Yes. A 2.5% percentage-of-revenue fee is a reasonable rate because it is supported by the most relevant market benchmarks. The court found that the direct license agreements Pandora negotiated with major publishers like Sony and UMPG were the best evidence of fair market value, as they were recent, arm's-length transactions reflecting real-world valuations. The court rejected Pandora's argument that these agreements were the result of coercion, concluding they were driven by Pandora's commercial need to retain access to essential music, not a fear of copyright liability.

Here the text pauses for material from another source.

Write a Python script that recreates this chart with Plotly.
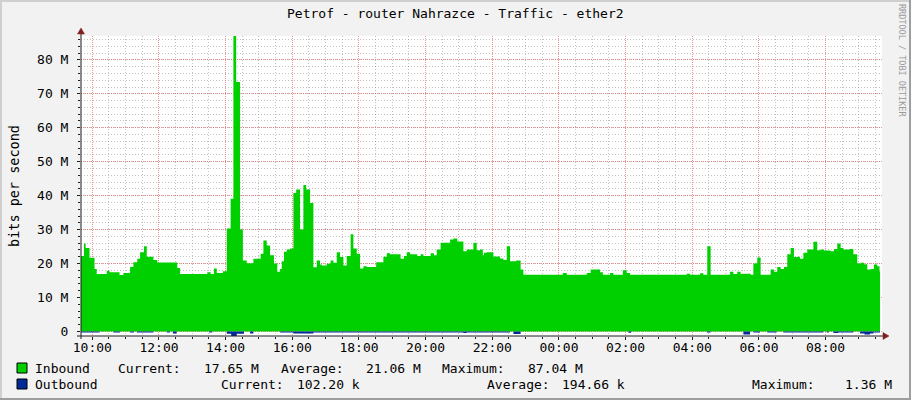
import plotly.graph_objects as go
from datetime import datetime, timedelta

# ---------------- data ----------------
title_text = "Petrof - router Nahrazce - Traffic - ether2"
y_tick_values_m = [0, 10, 20, 30, 40, 50, 60, 70, 80]
y_tick_labels = ["0", "10 M", "20 M", "30 M", "40 M", "50 M", "60 M", "70 M", "80 M"]

in_times = ["09:38","09:45","09:48","09:55","10:04","10:08","10:26","10:31","10:49","10:56",
            "11:08","11:14","11:21","11:26","11:33","11:38","11:50","11:57","12:33","12:38",
            "13:27","13:33","13:39","13:44","13:55","14:02","14:09","14:14","14:19","14:26",
            "14:31","14:38","14:50","15:03","15:08","15:14","15:20","15:27","15:33","15:38",
            "15:41","15:45","15:50","15:56","16:02","16:07","16:14","16:20","16:25","16:32",
            "16:38","16:44","16:50","16:53","17:02","17:09","17:14","17:20","17:26","17:32",
            "17:38","17:45","17:50","17:56","18:02","18:08","18:14","18:31","18:44","18:50",
            "18:56","19:15","19:21","19:26","19:32","19:45","19:51","19:56","20:09","20:15",
            "20:20","20:27","20:44","20:50","20:57","21:08","21:14","21:26","21:32","21:38",
            "21:43","21:45","21:50","22:02","22:14","22:20","22:26","22:32","22:43","22:51",
            "22:56","00:07","00:14","00:50","00:57","01:14","01:19","01:32","01:38","01:55",
            "02:02","02:08","03:50","03:56","04:14","04:20","04:27","04:33","05:08","05:14",
            "05:21","05:27","05:32","05:45","05:50","05:57","06:03","06:21","06:27","06:33",
            "06:39","06:45","06:51","06:57","07:03","07:09","07:14","07:20","07:27","07:38",
            "07:45","07:51","07:57","08:09","08:15","08:21","08:27","08:32","08:44","08:50",
            "08:57","09:03","09:09","09:15","09:21","09:27","09:33","09:37","09:38"]
in_values_m = [22.2,25.9,24.6,21.7,18.4,16.9,17.9,17.4,16.6,17.2,
               19.0,20.4,21.4,23.3,25.1,22.0,21.0,20.3,18.7,16.9,
               17.4,16.9,18.5,17.2,17.7,30.3,39.1,87.04,73.5,30.0,
               20.9,20.1,21.4,22.9,26.8,25.3,22.4,20.0,17.6,18.4,
               20.7,23.5,24.1,24.4,40.8,41.8,30.0,43.1,41.8,37.8,
               18.9,20.9,19.7,19.4,19.9,20.9,20.2,23.3,21.9,19.4,
               22.2,28.6,24.4,22.9,18.5,19.2,19.0,20.4,22.0,23.0,
               22.7,21.4,22.2,23.3,22.7,22.2,22.7,22.2,23.0,22.4,
               24.1,26.1,27.1,27.4,26.5,23.6,24.1,26.1,23.9,24.1,
               22.4,23.2,23.3,22.1,21.5,21.0,25.1,20.7,20.9,18.2,
               16.7,17.2,16.7,17.2,18.2,17.4,16.7,17.2,16.7,18.0,
               17.2,16.7,17.0,16.7,17.1,16.7,25.1,16.7,17.6,16.9,
               17.6,16.9,17.0,16.7,20.0,21.8,16.7,18.2,17.6,19.0,
               18.4,19.0,22.7,24.6,21.9,22.0,21.4,23.2,24.1,26.4,
               23.9,24.1,23.8,23.6,24.3,25.9,24.6,24.1,24.3,22.7,
               20.0,20.2,19.8,18.2,18.4,19.7,19.2,17.65,17.65]

out_times = ["09:38","10:13","10:38","10:50","11:08","11:15","11:20","11:50","12:14","12:20",
             "12:25","12:32","13:30","13:36","14:02","14:10","14:20","14:33","14:44","14:50",
             "15:38","16:02","16:38","21:08","21:14","22:32","22:38","22:51","02:05","02:10",
             "04:26","04:33","05:32","05:44","05:50","06:02","06:15","06:32","06:44","07:56",
             "08:02","08:06","08:14","08:23","08:50","09:02","09:10","09:20","09:26","09:38"]
out_values_m = [0.35,0.05,0.35,0.05,0.35,0.05,0.35,0.05,0.35,0.05,
                0.6,0.05,0.35,0.05,0.7,1.36,0.7,0.05,0.6,0.05,
                0.3,0.6,0.3,0.5,0.3,0.05,0.8,0.05,0.4,0.05,
                0.3,0.05,0.9,0.05,0.3,0.05,0.3,0.05,0.3,0.05,
                0.3,0.05,0.5,0.3,0.05,0.6,0.9,0.6,0.3,0.3]

legend_in = ["Inbound", "Current:", "17.65 M", "Average:", "21.06 M", "Maximum:", "87.04 M"]
legend_out = ["Outbound", "Current:", "102.20 k", "Average:", "194.66 k", "Maximum:", "1.36 M"]


def to_dt(times):
    base = datetime(2024, 1, 1)
    day, prev, res = 0, -1, []
    for t in times:
        h, m = map(int, t.split(":"))
        mins = h * 60 + m
        if mins < prev:
            day += 1
        prev = mins
        res.append(base + timedelta(days=day, minutes=mins))
    return res


in_x = to_dt(in_times)
in_y = [v * 1e6 for v in in_values_m]
out_x = to_dt(out_times)
out_y = [-v * 1e6 for v in out_values_m]

# ---------------- layout geometry (pixels) ----------------
W, H = 911, 400
L, R, T, B = 81, 882, 36, 336
FONT = "DejaVu Sans Mono"


def px(x):
    return (x - L) / (R - L)


def py(y):
    return (B - y) / (B - T)


GREEN = "#00CF00"
BLUE = "#002A97"

fig = go.Figure()
fig.add_trace(go.Scatter(x=in_x, y=in_y, mode="lines", line=dict(width=0, shape="hv", color=GREEN),
                         fill="tozeroy", fillcolor=GREEN, hoverinfo="skip", showlegend=False))
fig.add_trace(go.Scatter(x=out_x, y=out_y, mode="lines", line=dict(width=0, shape="hv", color=BLUE),
                         fill="tozeroy", fillcolor=BLUE, hoverinfo="skip", showlegend=False))

MGRID = "rgba(222,79,79,0.6)"
GRID = "rgba(143,143,143,0.55)"
AXIS = "#1F1F1F"
ARROW = "#801F1F"

fig.update_layout(
    width=W, height=H,
    margin=dict(l=L, r=W - R, t=T, b=H - B, pad=0),
    paper_bgcolor="#F2F2F2", plot_bgcolor="#FFFFFF",
    hovermode=False,
    font=dict(family=FONT, size=13, color="#000000"),
    xaxis=dict(
        type="date",
        range=["2024-01-01 09:39:40", "2024-01-02 09:41:30"],
        tickformat="%H:%M", tick0="2024-01-01 10:00", dtick=7200000,
        showgrid=True, gridcolor=MGRID, griddash="1px,1px", gridwidth=1,
        ticks="outside", ticklen=3, tickcolor=AXIS, tickwidth=1,
        showline=False, zeroline=False,
        ticklabelstandoff=-4,
        tickfont=dict(family=FONT, size=13, color="#000000"),
        minor=dict(tickmode="linear", tick0="2024-01-01 10:00", dtick=1800000,
                   showgrid=True, gridcolor=GRID, griddash="1px,2px", gridwidth=1,
                   ticks="outside", ticklen=2, tickcolor=AXIS),
        fixedrange=True,
    ),
    yaxis=dict(
        range=[-1.36e6, 87.04e6],
        tickmode="array", tickvals=[v * 1e6 for v in y_tick_values_m], ticktext=y_tick_labels,
        showgrid=True, gridcolor=MGRID, griddash="1px,1px", gridwidth=1,
        ticks="outside", ticklen=3, tickcolor=AXIS, tickwidth=1,
        showline=False, zeroline=False,
        ticklabelstandoff=6,
        tickfont=dict(family=FONT, size=13, color="#000000"),
        minor=dict(tickmode="linear", tick0=0, dtick=2e6,
                   showgrid=True, gridcolor=GRID, griddash="1px,2px", gridwidth=1,
                   ticks="outside", ticklen=2, tickcolor=AXIS),
        fixedrange=True,
    ),
)

shapes = []
# frame
shapes.append(dict(type="rect", xref="paper", yref="paper", x0=px(0), x1=px(W), y0=py(0), y1=py(2),
                   fillcolor="#CFCFCF", line=dict(width=0), layer="above"))
shapes.append(dict(type="rect", xref="paper", yref="paper", x0=px(0), x1=px(2), y0=py(0), y1=py(H),
                   fillcolor="#CFCFCF", line=dict(width=0), layer="above"))
shapes.append(dict(type="rect", xref="paper", yref="paper", x0=px(0), x1=px(W), y0=py(H - 2), y1=py(H),
                   fillcolor="#9E9E9E", line=dict(width=0), layer="above"))
shapes.append(dict(type="rect", xref="paper", yref="paper", x0=px(W - 2), x1=px(W), y0=py(0), y1=py(H),
                   fillcolor="#9E9E9E", line=dict(width=0), layer="above"))
# axes
shapes.append(dict(type="line", xref="paper", yref="paper", x0=px(77), x1=px(884), y0=py(B), y1=py(B),
                   line=dict(color=AXIS, width=1), layer="above"))
shapes.append(dict(type="line", xref="paper", yref="paper", x0=px(L), x1=px(L), y0=py(339), y1=py(32),
                   line=dict(color=AXIS, width=1), layer="above"))
# arrows
shapes.append(dict(type="path", xref="paper", yref="paper",
                   path=f"M {px(883)} {py(B - 3.5)} L {px(889)} {py(B)} L {px(883)} {py(B + 3.5)} Z",
                   fillcolor=ARROW, line=dict(color=ARROW, width=0.5), layer="above"))
shapes.append(dict(type="path", xref="paper", yref="paper",
                   path=f"M {px(L - 3.5)} {py(34)} L {px(L)} {py(28)} L {px(L + 3.5)} {py(34)} Z",
                   fillcolor=ARROW, line=dict(color=ARROW, width=0.5), layer="above"))
# legend boxes
shapes.append(dict(type="rect", xref="paper", yref="paper", x0=px(17), x1=px(27), y0=py(363), y1=py(373),
                   fillcolor=GREEN, line=dict(color="#000000", width=1), layer="above"))
shapes.append(dict(type="rect", xref="paper", yref="paper", x0=px(17), x1=px(27), y0=py(379), y1=py(389),
                   fillcolor=BLUE, line=dict(color="#000000", width=1), layer="above"))
fig.update_layout(shapes=shapes)

ann = []
ann.append(dict(text=title_text, x=px(455), y=py(13), xref="paper", yref="paper", showarrow=False,
                xanchor="center", yanchor="middle", font=dict(family=FONT, size=13, color="#000000")))
ann.append(dict(text="bits per second", x=px(14), y=py(186), xref="paper", yref="paper", showarrow=False,
                textangle=-90, xanchor="center", yanchor="middle",
                font=dict(family=FONT, size=13.5, color="#000000")))
ann.append(dict(text="RRDTOOL / TOBI OETIKER", x=px(902), y=py(60), xref="paper", yref="paper",
                showarrow=False, textangle=90, xanchor="center", yanchor="middle",
                font=dict(family=FONT, size=8.5, color="#9A9A9A")))

row1_pos = [(33, "left"), (116, "left"), (261, "right"), (279, "left"), (423, "right"), (440, "left"), (585, "right")]
row2_pos = [(33, "left"), (219, "left"), (362, "right"), (485, "left"), (627, "right"), (750, "left"), (894, "right")]
for texts, poss, yy in ((legend_in, row1_pos, 368), (legend_out, row2_pos, 384)):
    for t, (xx, anchor) in zip(texts, poss):
        ann.append(dict(text=t, x=px(xx), y=py(yy), xref="paper", yref="paper", showarrow=False,
                        xanchor=anchor, yanchor="middle",
                        font=dict(family=FONT, size=13, color="#000000")))
fig.update_layout(annotations=ann)

fig.write_html("out.html", config={"displayModeBar": False, "staticPlot": True},
               post_script="document.body.style.margin='0';document.body.style.padding='0';document.body.style.overflow='hidden';")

This conclusion was heavily supported by internal Pandora emails, which the court described as 'revelatory' of the executives' true 'appreciation of free-market rates.' The court dismissed Pandora's proposed benchmarks, such as its old 1.75% BMI rate as outdated and the 1.7% terrestrial radio (RMLC) rate because Pandora is not 'similarly situated' to traditional broadcasters.
Analysis:
This decision significantly bolsters the strategy of music publishers withdrawing digital rights from performing rights organizations (PROs) to secure higher royalty rates through direct negotiations. It establishes that rates from such direct deals, even when negotiated under the pressure of a potential catalog loss, will be treated by rate courts as the most persuasive benchmarks for fair market value. The ruling diminishes the relevance of older, lower-rate blanket licenses and rates paid by other media, like terrestrial radio, solidifying a market shift where digital music services face licensing costs determined by what major publishers can command in direct deals.